• **Aim of the task**: Transcribe the entries below exactly; leave every image out.

• **Records shown**:

--*--

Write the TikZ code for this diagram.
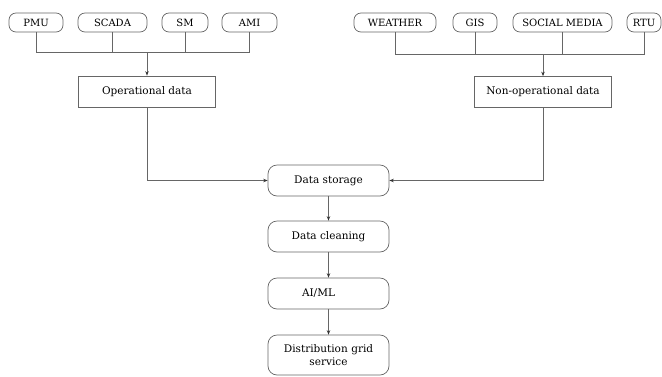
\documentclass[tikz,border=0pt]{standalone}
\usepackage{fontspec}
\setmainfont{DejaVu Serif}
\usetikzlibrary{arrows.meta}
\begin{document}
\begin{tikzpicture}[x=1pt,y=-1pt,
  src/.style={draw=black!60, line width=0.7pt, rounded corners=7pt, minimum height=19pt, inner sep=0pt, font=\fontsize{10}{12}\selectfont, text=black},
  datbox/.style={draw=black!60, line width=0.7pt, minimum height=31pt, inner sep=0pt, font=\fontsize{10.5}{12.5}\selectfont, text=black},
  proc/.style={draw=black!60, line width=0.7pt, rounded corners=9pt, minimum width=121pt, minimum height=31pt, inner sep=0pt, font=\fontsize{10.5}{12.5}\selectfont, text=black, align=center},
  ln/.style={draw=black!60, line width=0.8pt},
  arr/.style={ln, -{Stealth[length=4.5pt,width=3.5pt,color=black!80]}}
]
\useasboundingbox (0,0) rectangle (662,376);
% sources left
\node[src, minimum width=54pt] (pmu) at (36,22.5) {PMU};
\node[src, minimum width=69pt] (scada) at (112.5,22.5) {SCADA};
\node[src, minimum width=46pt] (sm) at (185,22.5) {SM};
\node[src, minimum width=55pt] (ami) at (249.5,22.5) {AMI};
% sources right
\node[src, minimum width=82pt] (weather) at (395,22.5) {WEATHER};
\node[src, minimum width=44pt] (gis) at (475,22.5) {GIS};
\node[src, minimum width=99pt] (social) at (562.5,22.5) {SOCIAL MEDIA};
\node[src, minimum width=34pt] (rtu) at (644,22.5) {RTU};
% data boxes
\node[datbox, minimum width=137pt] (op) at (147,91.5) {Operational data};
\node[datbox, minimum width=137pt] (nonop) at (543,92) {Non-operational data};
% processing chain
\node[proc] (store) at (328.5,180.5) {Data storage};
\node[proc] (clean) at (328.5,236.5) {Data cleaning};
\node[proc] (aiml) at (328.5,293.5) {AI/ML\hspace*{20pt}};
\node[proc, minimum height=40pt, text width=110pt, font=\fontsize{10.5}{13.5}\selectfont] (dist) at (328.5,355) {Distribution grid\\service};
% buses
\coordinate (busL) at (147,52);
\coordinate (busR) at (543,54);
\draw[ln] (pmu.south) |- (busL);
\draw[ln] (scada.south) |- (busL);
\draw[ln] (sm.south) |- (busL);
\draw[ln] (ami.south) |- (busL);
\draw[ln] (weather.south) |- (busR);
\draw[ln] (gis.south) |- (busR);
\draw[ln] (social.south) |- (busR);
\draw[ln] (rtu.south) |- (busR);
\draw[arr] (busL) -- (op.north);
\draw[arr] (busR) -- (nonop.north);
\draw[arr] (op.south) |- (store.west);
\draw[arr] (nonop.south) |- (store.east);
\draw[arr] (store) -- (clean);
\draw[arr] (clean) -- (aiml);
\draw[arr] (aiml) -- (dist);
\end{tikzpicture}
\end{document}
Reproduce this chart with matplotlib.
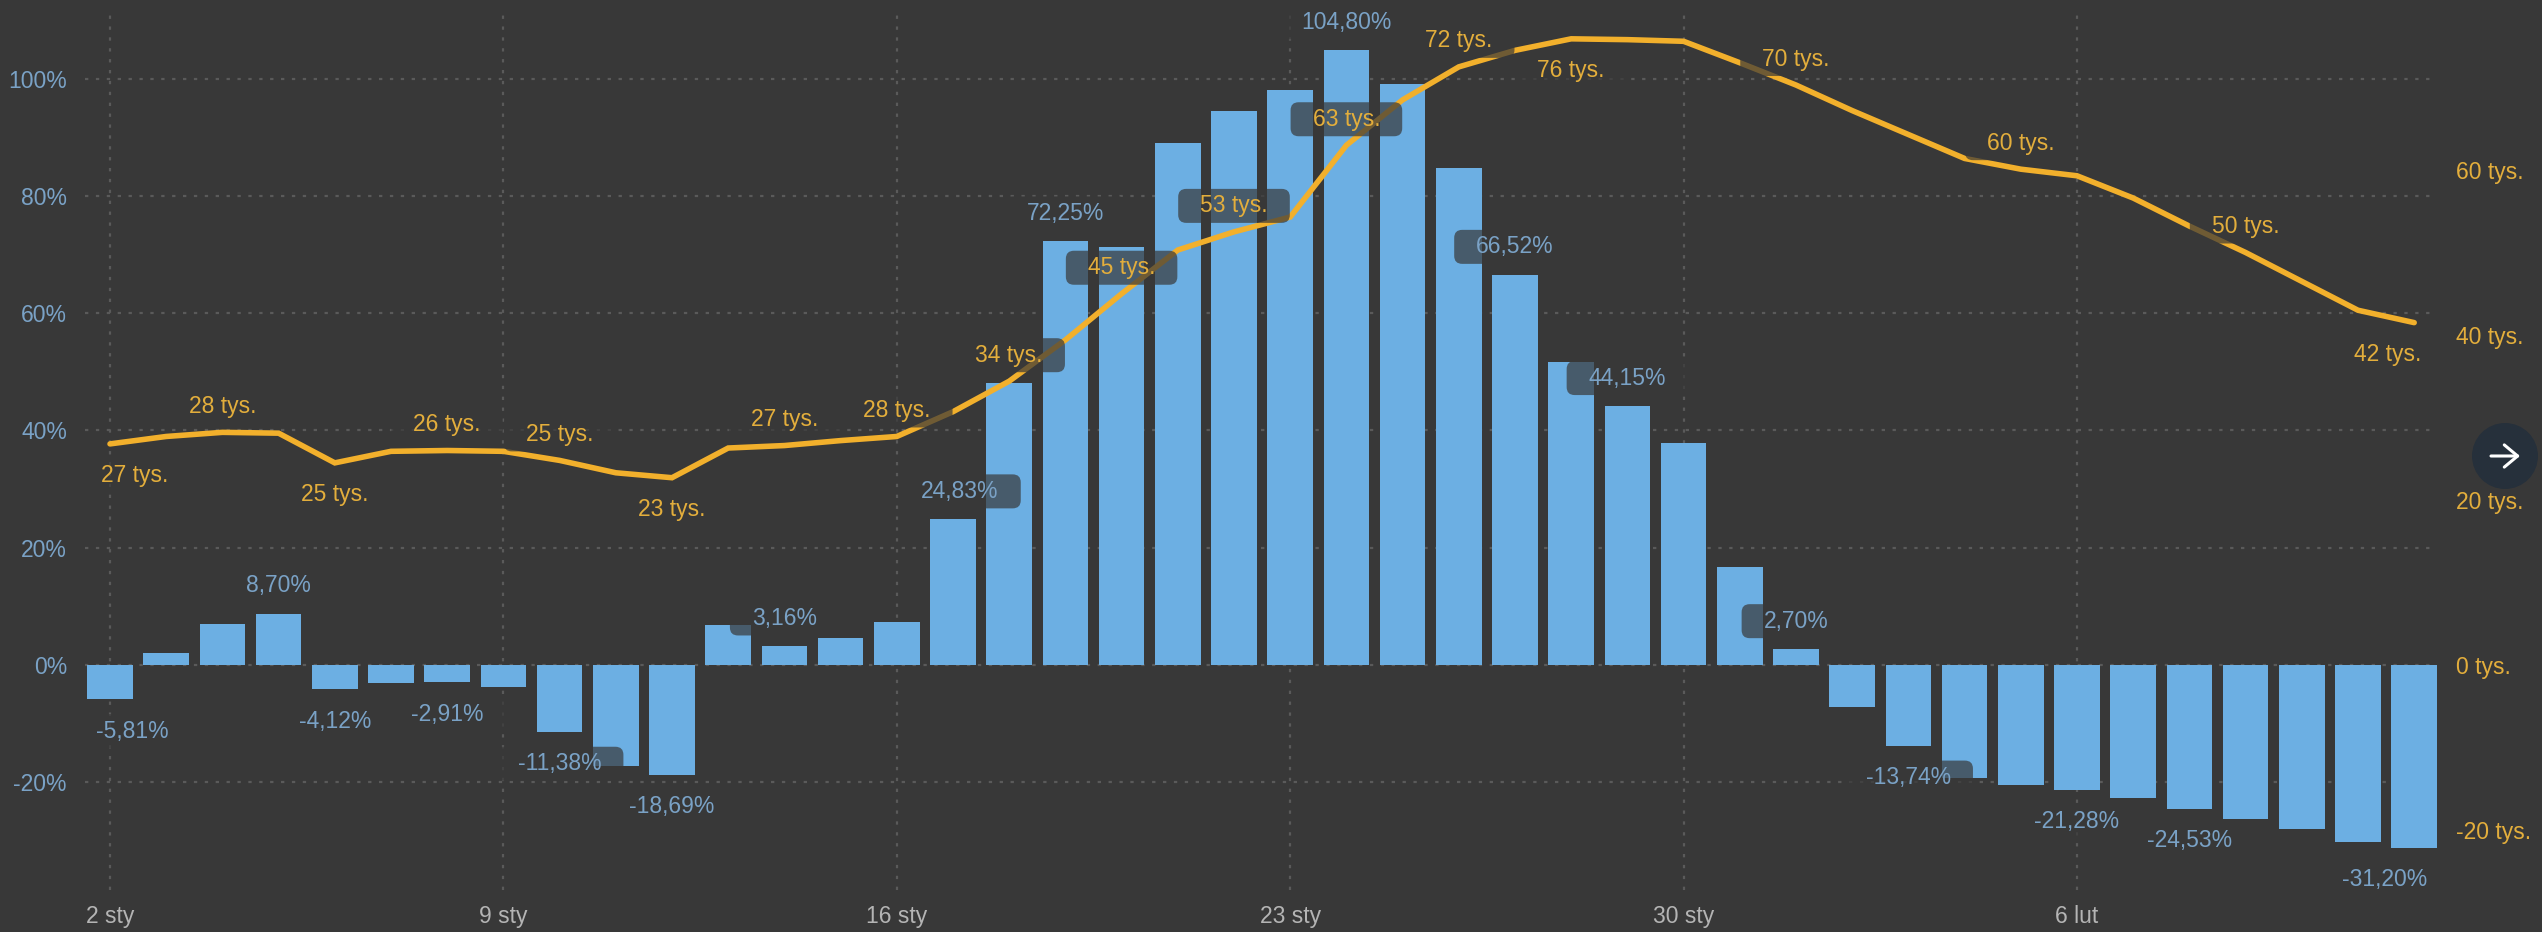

--*--

• **Worked solution**:
Write the TikZ code for this diagram.
\documentclass[tikz,border=0pt]{standalone}
\usepackage{fontspec}
\setmainfont{DejaVu Serif}
\usetikzlibrary{arrows.meta}
\begin{document}
\begin{tikzpicture}[x=1pt,y=-1pt,
  src/.style={draw=black!60, line width=0.7pt, rounded corners=7pt, minimum height=19pt, inner sep=0pt, font=\fontsize{10}{12}\selectfont, text=black},
  datbox/.style={draw=black!60, line width=0.7pt, minimum height=31pt, inner sep=0pt, font=\fontsize{10.5}{12.5}\selectfont, text=black},
  proc/.style={draw=black!60, line width=0.7pt, rounded corners=9pt, minimum width=121pt, minimum height=31pt, inner sep=0pt, font=\fontsize{10.5}{12.5}\selectfont, text=black, align=center},
  ln/.style={draw=black!60, line width=0.8pt},
  arr/.style={ln, -{Stealth[length=4.5pt,width=3.5pt,color=black!80]}}
]
\useasboundingbox (0,0) rectangle (662,376);
% sources left
\node[src, minimum width=54pt] (pmu) at (36,22.5) {PMU};
\node[src, minimum width=69pt] (scada) at (112.5,22.5) {SCADA};
\node[src, minimum width=46pt] (sm) at (185,22.5) {SM};
\node[src, minimum width=55pt] (ami) at (249.5,22.5) {AMI};
% sources right
\node[src, minimum width=82pt] (weather) at (395,22.5) {WEATHER};
\node[src, minimum width=44pt] (gis) at (475,22.5) {GIS};
\node[src, minimum width=99pt] (social) at (562.5,22.5) {SOCIAL MEDIA};
\node[src, minimum width=34pt] (rtu) at (644,22.5) {RTU};
% data boxes
\node[datbox, minimum width=137pt] (op) at (147,91.5) {Operational data};
\node[datbox, minimum width=137pt] (nonop) at (543,92) {Non-operational data};
% processing chain
\node[proc] (store) at (328.5,180.5) {Data storage};
\node[proc] (clean) at (328.5,236.5) {Data cleaning};
\node[proc] (aiml) at (328.5,293.5) {AI/ML\hspace*{20pt}};
\node[proc, minimum height=40pt, text width=110pt, font=\fontsize{10.5}{13.5}\selectfont] (dist) at (328.5,355) {Distribution grid\\service};
% buses
\coordinate (busL) at (147,52);
\coordinate (busR) at (543,54);
\draw[ln] (pmu.south) |- (busL);
\draw[ln] (scada.south) |- (busL);
\draw[ln] (sm.south) |- (busL);
\draw[ln] (ami.south) |- (busL);
\draw[ln] (weather.south) |- (busR);
\draw[ln] (gis.south) |- (busR);
\draw[ln] (social.south) |- (busR);
\draw[ln] (rtu.south) |- (busR);
\draw[arr] (busL) -- (op.north);
\draw[arr] (busR) -- (nonop.north);
\draw[arr] (op.south) |- (store.west);
\draw[arr] (nonop.south) |- (store.east);
\draw[arr] (store) -- (clean);
\draw[arr] (clean) -- (aiml);
\draw[arr] (aiml) -- (dist);
\end{tikzpicture}
\end{document}
Reproduce this chart with matplotlib.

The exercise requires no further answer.